DATASET EXTRACT
-------

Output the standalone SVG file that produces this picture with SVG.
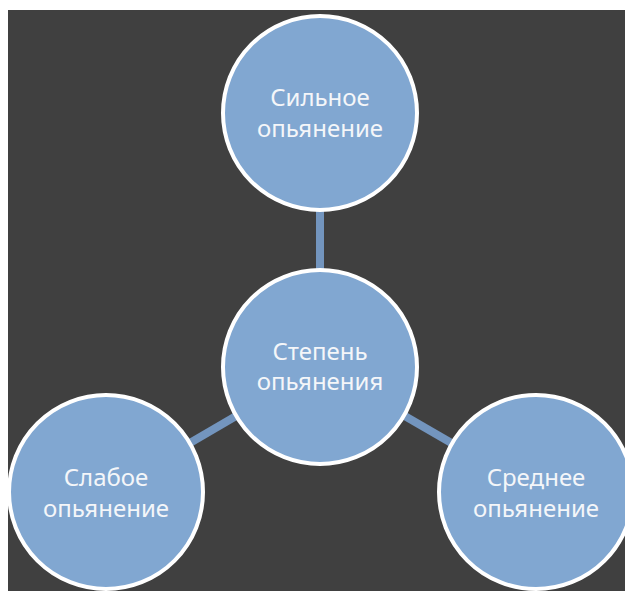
<svg xmlns="http://www.w3.org/2000/svg" width="625" height="591" viewBox="0 0 625 591">
  <style>
    .node circle { fill: #81A7D1; stroke: #FFFFFF; stroke-width: 4; }
    .node text { font-family: "Noto Sans", "Open Sans", sans-serif; font-size: 24px; fill: #F4F6F9; text-anchor: middle; }
    .conn line { stroke: #7395BE; stroke-width: 8; }
  </style>
  <rect x="0" y="0" width="625" height="591" fill="#FFFFFF"/>
  <rect x="8" y="10" width="617" height="581" fill="#404040"/>
  <g id="connectors" class="conn">
    <line x1="320" y1="113" x2="320" y2="367"/>
    <line x1="106" y1="492" x2="320" y2="367"/>
    <line x1="536" y1="492" x2="320" y2="367"/>
  </g>
  <g id="node-top" class="node">
    <circle cx="320" cy="113" r="97"/>
    <text x="320" y="106">Сильное</text>
    <text x="320" y="137">опьянение</text>
  </g>
  <g id="node-center" class="node">
    <circle cx="320" cy="367" r="97"/>
    <text x="320" y="360">Степень</text>
    <text x="320" y="390">опьянения</text>
  </g>
  <g id="node-left" class="node">
    <circle cx="106" cy="492" r="97"/>
    <text x="106" y="486">Слабое</text>
    <text x="106" y="517">опьянение</text>
  </g>
  <g id="node-right" class="node">
    <circle cx="536" cy="492" r="97"/>
    <text x="536" y="486">Среднее</text>
    <text x="536" y="517">опьянение</text>
  </g>
</svg>
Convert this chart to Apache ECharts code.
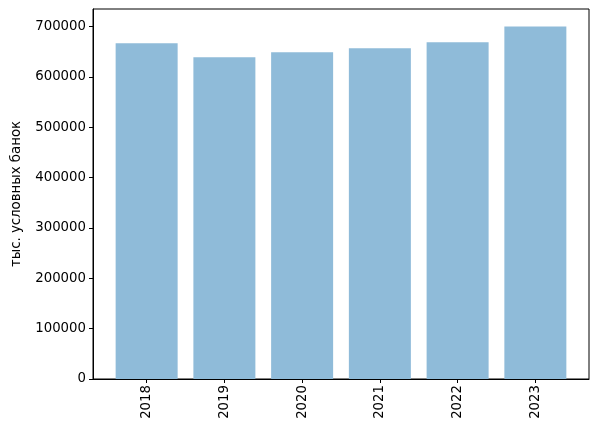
<!DOCTYPE html>
<html><head><meta charset="utf-8">
<script src="https://cdn.jsdelivr.net/npm/echarts@6/dist/echarts.min.js"></script>
<style>html,body{margin:0;padding:0;background:#fff}#c{width:598px;height:434px}</style>
</head><body><div id="c"></div>
<script>
const categories = ['2018','2019','2020','2021','2022','2023'];
const values = [667000, 639000, 649000, 657000, 669000, 700000];
const yTicks = [0,100000,200000,300000,400000,500000,600000,700000];
const yLabel = 'тыс. условных банок';

const xIdx = categories.map((c,i)=>i);
const chart = echarts.init(document.getElementById('c'), null, {renderer:'canvas'});
const font = 'DejaVu Sans';
chart.setOption({
  animation:false,
  grid:{left:93,right:9,top:9,bottom:55,show:true,borderColor:'#000',borderWidth:1,backgroundColor:'transparent'},
  xAxis:{
    type:'value', min:-0.69, max:5.69,
    splitLine:{show:false},
    axisLine:{show:true,onZero:false,lineStyle:{color:'#000',width:1}},
    axisTick:{show:true,length:4,lineStyle:{color:'#000'},customValues:xIdx},
    axisLabel:{customValues:xIdx,rotate:90,margin:6,color:'#000',fontFamily:font,fontSize:13.3,
      formatter:v=>categories[Math.round(v)]}
  },
  yAxis:{
    type:'value', min:0, max:735000,
    name:yLabel, nameLocation:'middle', nameGap:70,
    nameTextStyle:{color:'#000',fontFamily:font,fontSize:13.3},
    splitLine:{show:false},
    axisLine:{show:true,onZero:false,lineStyle:{color:'#000',width:1}},
    axisTick:{show:true,length:4,lineStyle:{color:'#000'},customValues:yTicks},
    axisLabel:{customValues:yTicks,margin:7,color:'#000',fontFamily:font,fontSize:13.3,
      formatter:v=>String(v)}
  },
  series:[{
    type:'bar',
    data:values.map((v,i)=>[i,v]),
    barWidth:62,
    itemStyle:{color:'#8fbbd9',borderWidth:0}
  }]
});
</script></body></html>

-------

INSTRUCTIONS FOR THE TASK
Repeat the lines of the listing above verbatim, beginning at its first line and ending at the line containing "const yLabel = 'тыс. условных банок';", which is included. Omit pictures.

EXERCISE OUTPUT
Output the standalone SVG file that produces this picture with SVG.
<svg xmlns="http://www.w3.org/2000/svg" width="625" height="591" viewBox="0 0 625 591">
  <style>
    .node circle { fill: #81A7D1; stroke: #FFFFFF; stroke-width: 4; }
    .node text { font-family: "Noto Sans", "Open Sans", sans-serif; font-size: 24px; fill: #F4F6F9; text-anchor: middle; }
    .conn line { stroke: #7395BE; stroke-width: 8; }
  </style>
  <rect x="0" y="0" width="625" height="591" fill="#FFFFFF"/>
  <rect x="8" y="10" width="617" height="581" fill="#404040"/>
  <g id="connectors" class="conn">
    <line x1="320" y1="113" x2="320" y2="367"/>
    <line x1="106" y1="492" x2="320" y2="367"/>
    <line x1="536" y1="492" x2="320" y2="367"/>
  </g>
  <g id="node-top" class="node">
    <circle cx="320" cy="113" r="97"/>
    <text x="320" y="106">Сильное</text>
    <text x="320" y="137">опьянение</text>
  </g>
  <g id="node-center" class="node">
    <circle cx="320" cy="367" r="97"/>
    <text x="320" y="360">Степень</text>
    <text x="320" y="390">опьянения</text>
  </g>
  <g id="node-left" class="node">
    <circle cx="106" cy="492" r="97"/>
    <text x="106" y="486">Слабое</text>
    <text x="106" y="517">опьянение</text>
  </g>
  <g id="node-right" class="node">
    <circle cx="536" cy="492" r="97"/>
    <text x="536" y="486">Среднее</text>
    <text x="536" y="517">опьянение</text>
  </g>
</svg>
Convert this chart to Apache ECharts code.
<!DOCTYPE html>
<html><head><meta charset="utf-8">
<script src="https://cdn.jsdelivr.net/npm/echarts@6/dist/echarts.min.js"></script>
<style>html,body{margin:0;padding:0;background:#fff}#c{width:598px;height:434px}</style>
</head><body><div id="c"></div>
<script>
const categories = ['2018','2019','2020','2021','2022','2023'];
const values = [667000, 639000, 649000, 657000, 669000, 700000];
const yTicks = [0,100000,200000,300000,400000,500000,600000,700000];
const yLabel = 'тыс. условных банок';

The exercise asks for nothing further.